Pipeline Ovality Assessment at Low Internal Pressures

While pipe ovalization is a common occurrence during the manufacturing of pipe sections, ovalization can also occur in pipelines during and after installation and construction. To determine the acceptability of newly constructed sections of pipeline, inline inspection (ILI) tools, or pigs, are often run to measure ovality. However, the ILI tool often flags numerous locations that do not satisfy the maximum allowable ovality criteria of 5% required by CSA Z662 (3%–6% if limit states design was used). This is possibly due to external forces (e.g., soil cover) and the low internal pipeline pressure used to run the ILI tool. It is postulated that these non-satisfactory ovality readings would not be present at higher internal pressures (i.e., operating pressures). The major objective of this study is to better understand the relationship between internal pipeline pressure and other variables with the ovality measurement. Based on results from elastic finite element analyses (FEA) of different pipe sections and loading conditions, equations are proposed to estimate pipeline ovality based on depth of cover, pipe geometric and material properties, and internal pressure (represented by a “deflection parameter”, α). A quadratic equation, as well as a simplified linear equation, were developed in this study. These equations, based on 68 different FEA load cases, can be used as a screening tool to estimate the ovality of a pipe section. Whichever equation (i.e., linear or quadratic) is used to predict the ovality in a pipe section, the deflection parameter, α, provides a means of summarizing overall trends. For example, if the pipe stiffness is increased, α (and thus ovality) decreases.
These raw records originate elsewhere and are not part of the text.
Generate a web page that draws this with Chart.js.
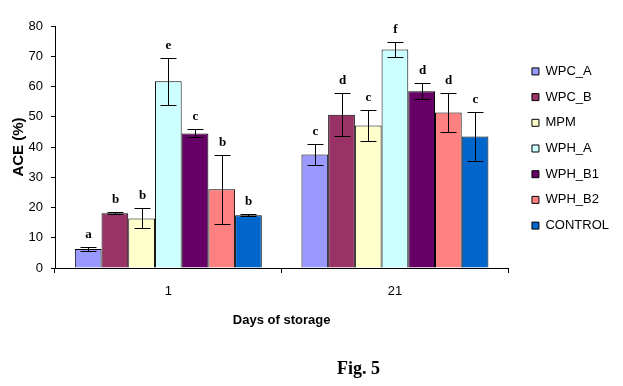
<!DOCTYPE html>
<html>
<head>
<meta charset="utf-8">
<script src="https://cdn.jsdelivr.net/npm/chart.js@4/dist/chart.umd.min.js"></script>
<style>
  html, body { margin: 0; padding: 0; background: #fff; }
  #wrap { position: relative; width: 623px; height: 386px; }
  #c { position: absolute; left: 0; top: 0; }
  #fig { position: absolute; left: 300px; width: 117px; top: 357px; text-align: center;
         font: bold 18px "Liberation Serif", "Times New Roman", serif; color: #000; line-height: 22px; }
</style>
</head>
<body>
<div id="wrap">
  <canvas id="c" width="623" height="386"></canvas>
  <div id="fig">Fig. 5</div>
</div>
<script>
// ---- data ----
const categories = ['1', '21'];
const seriesNames = ['WPC_A', 'WPC_B', 'MPM', 'WPH_A', 'WPH_B1', 'WPH_B2', 'CONTROL'];
const WPC_A   = [6.3, 37.5];
const WPC_B   = [18.1, 50.7];
const MPM     = [16.4, 47.1];
const WPH_A   = [61.7, 72.2];
const WPH_B1  = [44.5, 58.4];
const WPH_B2  = [26.0, 51.4];
const CONTROL = [17.4, 43.5];
const WPC_A_err   = [0.7, 3.6];
const WPC_B_err   = [0.3, 7.1];
const MPM_err     = [3.3, 5.0];
const WPH_A_err   = [7.8, 2.5];
const WPH_B1_err  = [1.3, 2.6];
const WPH_B2_err  = [11.4, 6.3];
const CONTROL_err = [0.3, 8.2];
const WPC_A_sig   = ['a', 'c'];
const WPC_B_sig   = ['b', 'd'];
const MPM_sig     = ['b', 'c'];
const WPH_A_sig   = ['e', 'f'];
const WPH_B1_sig  = ['c', 'd'];
const WPH_B2_sig  = ['b', 'd'];
const CONTROL_sig = ['b', 'c'];
const yTicks = [0, 10, 20, 30, 40, 50, 60, 70, 80];

const values = [WPC_A, WPC_B, MPM, WPH_A, WPH_B1, WPH_B2, CONTROL];
const errors = [WPC_A_err, WPC_B_err, MPM_err, WPH_A_err, WPH_B1_err, WPH_B2_err, CONTROL_err];
const sigs = [WPC_A_sig, WPC_B_sig, MPM_sig, WPH_A_sig, WPH_B1_sig, WPH_B2_sig, CONTROL_sig];
const colors = ['#9999FF', '#993366', '#FFFFCC', '#CCFFFF', '#660066', '#FF8080', '#0066CC'];

const errorBarPlugin = {
  id: 'errorBars',
  afterDatasetsDraw(chart) {
    const ctx = chart.ctx;
    const y = chart.scales.y;
    ctx.save();
    ctx.strokeStyle = '#000';
    ctx.lineWidth = 1;
    chart.data.datasets.forEach((ds, di) => {
      const meta = chart.getDatasetMeta(di);
      meta.data.forEach((bar, i) => {
        const v = ds.data[i], e = errors[di][i];
        const x = Math.round(bar.x) + 0.5;
        const yt = Math.round(y.getPixelForValue(v + e)) + 0.5;
        const yb = Math.round(y.getPixelForValue(v - e)) + 0.5;
        ctx.beginPath();
        ctx.moveTo(x, yt); ctx.lineTo(x, yb);
        ctx.moveTo(x - 8, yt); ctx.lineTo(x + 8, yt);
        ctx.moveTo(x - 8, yb); ctx.lineTo(x + 8, yb);
        ctx.stroke();
        ctx.fillStyle = '#000';
        ctx.font = 'bold 13px "Liberation Serif", "Times New Roman", serif';
        ctx.textAlign = 'center';
        ctx.textBaseline = 'middle';
        ctx.fillText(sigs[di][i], x, yt - 12.5);
      });
    });
    ctx.restore();
  }
};

const legendShift = {
  id: 'legendShift',
  beforeDraw(chart) {
    const lg = chart.legend;
    if (lg && !lg._shifted) { lg.left += 11; lg.right += 11; lg.top += 1.5; lg.bottom += 1.5; lg._shifted = true; }
  }
};

new Chart(document.getElementById('c'), {
  type: 'bar',
  data: {
    labels: categories,
    datasets: seriesNames.map((n, i) => ({
      label: n,
      data: values[i],
      backgroundColor: colors[i],
      borderColor: '#000',
      borderWidth: 1,
      categoryPercentage: 0.825,
      barPercentage: 1.0
    }))
  },
  options: {
    responsive: false,
    animation: false,
    devicePixelRatio: 1,
    layout: { padding: { top: 26, left: 0, right: 15, bottom: 58 } },
    plugins: {
      legend: {
        position: 'right',
        fullSize: false,
        labels: {
          boxWidth: 7, boxHeight: 7, padding: 12.7, color: '#000',
          font: { family: '"Liberation Sans", Arial, sans-serif', size: 13 }
        }
      },
      tooltip: { enabled: false }
    },
    scales: {
      x: {
        afterFit(s) { s.height = 60; },
        grid: { display: true, drawOnChartArea: false, drawTicks: true, tickLength: 5, color: '#000' },
        border: { display: true, color: '#000', width: 1 },
        ticks: { color: '#000', padding: 11, font: { family: '"Liberation Sans", Arial, sans-serif', size: 13 } },
        title: { display: true, text: 'Days of storage', color: '#000', padding: { top: 0, bottom: 0 },
                 font: { family: '"Liberation Sans", Arial, sans-serif', size: 13, weight: 'bold' } }
      },
      y: {
        min: 0, max: 80,
        afterFit(s) { s.width = 55; },
        afterBuildTicks(s) { s.ticks = yTicks.map(v => ({ value: v })); },
        grid: { display: true, drawOnChartArea: false, drawTicks: true, tickLength: 4, color: '#000' },
        border: { display: true, color: '#000', width: 1 },
        ticks: { color: '#000', padding: 8, font: { family: '"Liberation Sans", Arial, sans-serif', size: 13 } },
        title: { display: true, text: 'ACE (%)', color: '#000', padding: { top: 10, bottom: 0 },
                 font: { family: '"Liberation Sans", Arial, sans-serif', size: 15, weight: 'bold' } }
      }
    }
  },
  plugins: [errorBarPlugin, legendShift]
});
</script>
</body>
</html>
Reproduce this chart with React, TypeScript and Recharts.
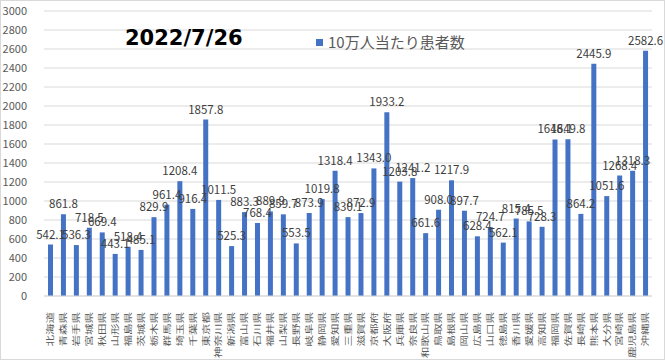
import { BarChart, Bar, XAxis, YAxis, CartesianGrid, LabelList } from 'recharts';

const prefectures = [
  '北海道', '青森県', '岩手県', '宮城県', '秋田県', '山形県', '福島県', '茨城県', '栃木県', '群馬県',
  '埼玉県', '千葉県', '東京都', '神奈川県', '新潟県', '富山県', '石川県', '福井県', '山梨県', '長野県',
  '岐阜県', '静岡県', '愛知県', '三重県', '滋賀県', '京都府', '大阪府', '兵庫県', '奈良県', '和歌山県',
  '鳥取県', '島根県', '岡山県', '広島県', '山口県', '徳島県', '香川県', '愛媛県', '高知県', '福岡県',
  '佐賀県', '長崎県', '熊本県', '大分県', '宮崎県', '鹿児島県', '沖縄県',
];

const casesPer100k = [
  542.1, 861.8, 536.3, 718.5, 669.4, 443.1, 518.4, 485.1, 829.9, 961.4,
  1208.4, 916.4, 1857.8, 1011.5, 525.3, 883.3, 768.4, 889.9, 859.7, 553.5,
  873.9, 1019.8, 1318.4, 830.1, 872.9, 1343.0, 1933.2, 1203.8, 1241.2, 661.6,
  908.0, 1217.9, 897.7, 628.4, 724.7, 562.1, 815.4, 785.5, 728.3, 1648.1,
  1649.8, 864.2, 2445.9, 1051.6, 1268.4, 1318.3, 2582.6,
];

const yTicks = [0, 200, 400, 600, 800, 1000, 1200, 1400, 1600, 1800, 2000, 2200, 2400, 2600, 2800, 3000];

const seriesName = '10万人当たり患者数';
const dateTitle = '2022/7/26';

const data = prefectures.map((name, i) => ({ name, value: casesPer100k[i] }));

const FONT = '"Noto Sans CJK JP", "Noto Sans", sans-serif';

// vertical prefecture names, reading bottom to top like the Excel export
const PrefTick = ({ x, y, payload }: any) => (
  <g transform={`translate(${x},${y + 8}) rotate(-90) scale(1,0.68)`}>
    <text x={0} y={0} dy="0.36em" textAnchor="end" fontSize={11.5} fill="#595959" fontFamily={FONT}>
      {payload.value}
    </text>
  </g>
);

export default function App() {
  return (
    <div
      style={{
        position: 'absolute',
        left: 0,
        top: 0,
        width: 665,
        height: 360,
        border: '1px solid #d9d9d9',
        boxSizing: 'border-box',
        background: '#fff',
        overflow: 'hidden',
      }}
    >
      <BarChart width={663} height={358} data={data} margin={{ top: 10, right: 12, bottom: 0, left: -1 }}>
        <CartesianGrid vertical={false} stroke="#d9d9d9" />
        <XAxis
          dataKey="name"
          interval={0}
          height={63}
          tick={<PrefTick />}
          tickLine={false}
          axisLine={{ stroke: '#d9d9d9' }}
        />
        <YAxis
          domain={[0, 3000]}
          ticks={yTicks}
          interval={0}
          width={44}
          axisLine={false}
          tickLine={false}
          tickMargin={11}
          tick={{ fontSize: 11, fill: '#595959', fontFamily: FONT }}
        />
        <Bar dataKey="value" fill="#4472C4" barSize={5} isAnimationActive={false}>
          <LabelList
            dataKey="value"
            position="top"
            offset={6}
            formatter={(v: any) => Number(v).toFixed(1)}
            style={{ fontSize: 11.5, fill: '#404040', fontFamily: FONT }}
          />
        </Bar>
      </BarChart>
      <div
        style={{
          position: 'absolute',
          left: 124,
          top: 24,
          fontFamily: '"DejaVu Sans", sans-serif',
          fontWeight: 'bold',
          fontSize: 21,
          color: '#000',
          lineHeight: '26px',
        }}
      >
        {dateTitle}
      </div>
      <div
        style={{
          position: 'absolute',
          left: 315,
          top: 31,
          display: 'flex',
          alignItems: 'center',
          fontFamily: FONT,
          fontSize: 15,
          color: '#595959',
          lineHeight: '20px',
        }}
      >
        <span style={{ width: 7, height: 7, background: '#4472C4', marginRight: 5, display: 'inline-block' }} />
        {seriesName}
      </div>
    </div>
  );
}
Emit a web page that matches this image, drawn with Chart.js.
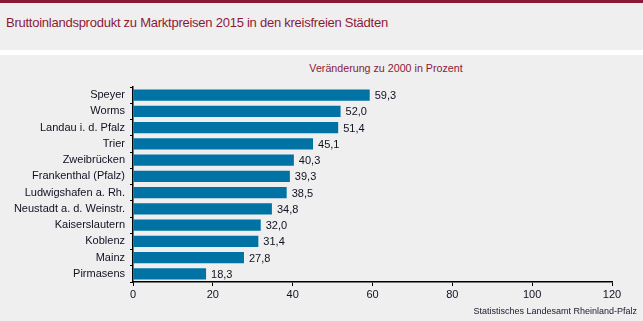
<!DOCTYPE html>
<html><head><meta charset="utf-8">
<script src="https://cdn.jsdelivr.net/npm/chart.js@4/dist/chart.umd.min.js"></script>
<style>
html,body{margin:0;padding:0;width:643px;height:321px;overflow:hidden;background:#eeefee;font-family:"Liberation Sans",Arial,sans-serif;}
#topbar{position:absolute;left:0;top:0;width:643px;height:3px;background:#8b1a36;}
#title{position:absolute;left:6px;top:15px;font-size:13px;color:#8b1a3a;letter-spacing:-0.25px;white-space:nowrap;}
#sep{position:absolute;left:0;top:50px;width:643px;height:5px;background:#ffffff;}
#subtitle{position:absolute;left:0;width:772px;top:62px;text-align:center;font-size:10.7px;color:#8b1a3a;white-space:nowrap;}
#source{position:absolute;right:6px;top:306px;font-size:9px;color:#1a1a2e;white-space:nowrap;}
#wrap{position:absolute;left:0;top:0;width:643px;height:321px;}
</style></head>
<body>
<div id="topbar"></div>
<div id="title">Bruttoinlandsprodukt zu Marktpreisen 2015 in den kreisfreien Städten</div>
<div id="sep"></div>
<div id="subtitle">Veränderung zu 2000 in Prozent</div>
<div id="wrap"><canvas id="c" width="643" height="321"></canvas></div>
<div id="source">Statistisches Landesamt Rheinland-Pfalz</div>
<script>
const categories = ["Speyer","Worms","Landau i. d. Pfalz","Trier","Zweibrücken","Frankenthal (Pfalz)","Ludwigshafen a. Rh.","Neustadt a. d. Weinstr.","Kaiserslautern","Koblenz","Mainz","Pirmasens"];
const values = [59.3,52.0,51.4,45.1,40.3,39.3,38.5,34.8,32.0,31.4,27.8,18.3];
const xMin = 0, xMax = 120, xStep = 20;

const labelPlugin = {
  id:'vals',
  afterDatasetsDraw(chart){
    const ctx = chart.ctx;
    const meta = chart.getDatasetMeta(0);
    ctx.save();
    ctx.font = '11px "Liberation Sans", Arial, sans-serif';
    ctx.fillStyle = '#111122';
    ctx.textAlign = 'left';
    ctx.textBaseline = 'middle';
    meta.data.forEach((bar,i)=>{
      ctx.fillText(values[i].toFixed(1).replace('.',','), bar.x + 5, bar.y + 1);
    });
    ctx.restore();
  }
};

new Chart(document.getElementById('c'), {
  type:'bar',
  data:{labels:categories, datasets:[{data:values, backgroundColor:'#0072a3', borderWidth:0, categoryPercentage:1, barPercentage:0.68}]},
  options:{
    indexAxis:'y', responsive:false, animation:false,
    layout:{padding:{left:0,top:87,right:31,bottom:0}},
    plugins:{legend:{display:false}, tooltip:{enabled:false}},
    scales:{
      y:{
        offset:true,
        afterFit(a){a.width=133;},
        grid:{display:true, drawOnChartArea:false, drawTicks:true, tickLength:3, color:'#000', offset:true},
        border:{display:true, color:'#000', width:1.5},
        ticks:{color:'#111122', font:{size:11, family:'"Liberation Sans", Arial, sans-serif'}, padding:5}
      },
      x:{
        min:xMin, max:xMax,
        afterFit(a){a.height=39;},
        grid:{display:true, drawOnChartArea:false, drawTicks:true, tickLength:4, color:'#000'},
        border:{display:true, color:'#000', width:1.5},
        ticks:{stepSize:xStep, color:'#111122', font:{size:11, family:'"Liberation Sans", Arial, sans-serif'}, padding:2}
      }
    }
  },
  plugins:[labelPlugin]
});
</script>
</body></html>
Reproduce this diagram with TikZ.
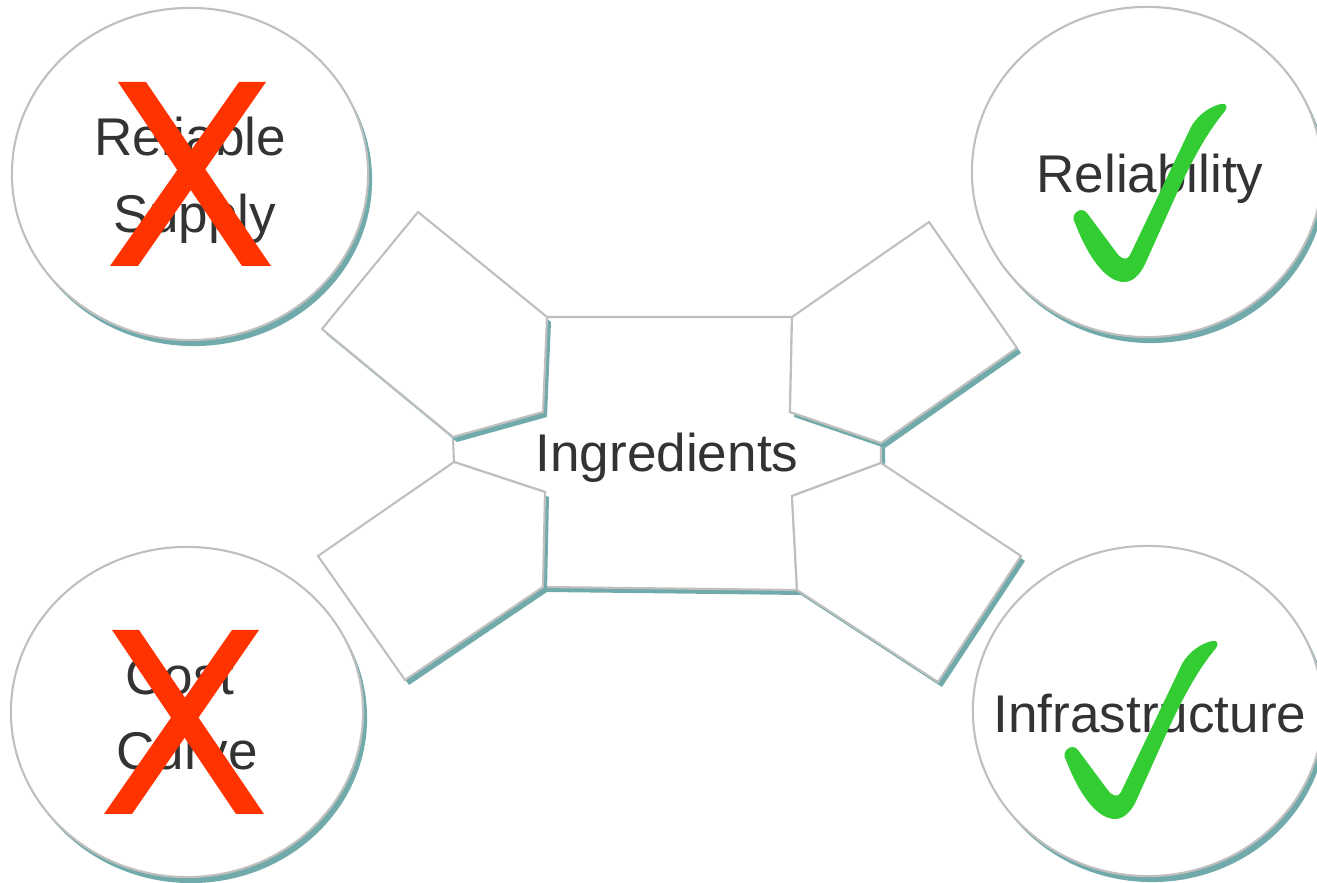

Conversely, if overburden pressure is increased, α increases. Finally, if the internal pressure stiffening is increased, α decreases. The last observation is the most critical for this study as internal pressure is the most practical mitigation for reducing the number of ovalities flagged by an ILI tool post-construction. Increasing internal pressure has the additional benefit of improving the quality of the measurement data by reducing/eliminating “surging” of the ILI tool (i.e., erratic velocity changes due to sticking and slipping of the tool).